> Problem statement
How many lines hold the string "matplotlib"? Reply with the number alone.

***

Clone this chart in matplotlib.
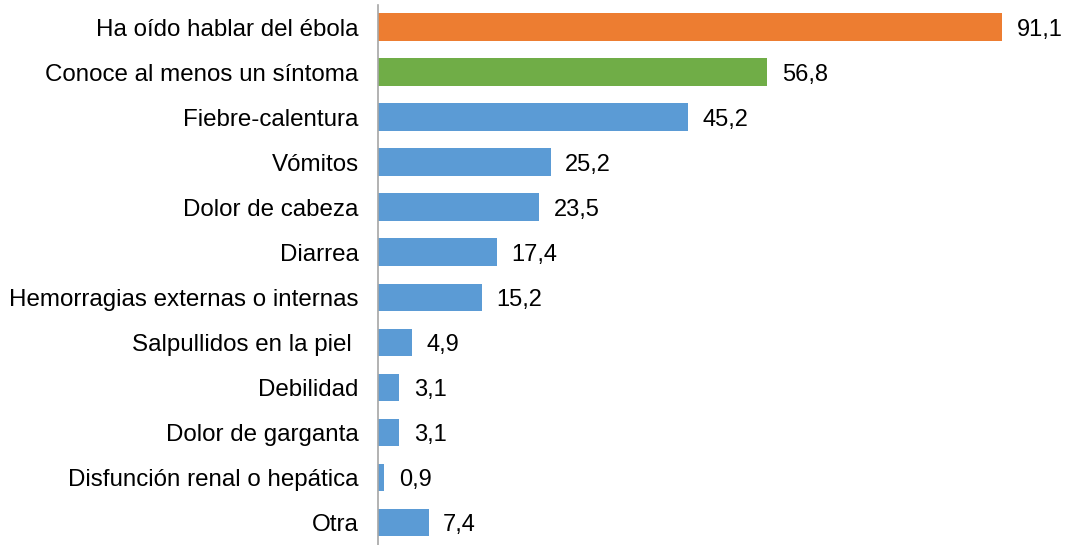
import matplotlib.pyplot as plt

plt.rcParams['font.family'] = ['Liberation Sans', 'DejaVu Sans']

categorias = ['Ha oído hablar del ébola', 'Conoce al menos un síntoma', 'Fiebre-calentura',
              'Vómitos', 'Dolor de cabeza', 'Diarrea', 'Hemorragias externas o internas',
              'Salpullidos en la piel ', 'Debilidad', 'Dolor de garganta',
              'Disfunción renal o hepática', 'Otra']
valores = [91.1, 56.8, 45.2, 25.2, 23.5, 17.4, 15.2, 4.9, 3.1, 3.1, 0.9, 7.4]
colores = ['#ED7D31', '#70AD47'] + ['#5B9BD5'] * 10

fig = plt.figure(figsize=(10.71, 5.45), dpi=100)
ax = fig.add_axes([0.353, 0.0, 0.64, 0.991])

pos = list(range(len(categorias)))
ax.barh(pos, valores, height=0.62, color=colores)
for i in pos:
    ax.text(valores[i] + 2.1, i, f'{valores[i]:.1f}'.replace('.', ','),
            va='center_baseline', ha='left', fontsize=17, color='black')

ax.set_yticks(pos)
ax.set_yticklabels(categorias, fontsize=17.4, va='center_baseline')
ax.set_ylim(len(categorias) - 0.5, -0.5)
ax.set_xlim(0, 100)
ax.set_xticks([])
ax.tick_params(axis='y', length=0, pad=14)
for s in ['top', 'right', 'bottom']:
    ax.spines[s].set_visible(False)
ax.spines['left'].set_color('#A6A6A6')
ax.spines['left'].set_linewidth(1.2)

fig.savefig('out.png', dpi=100)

***

> Output of the task
2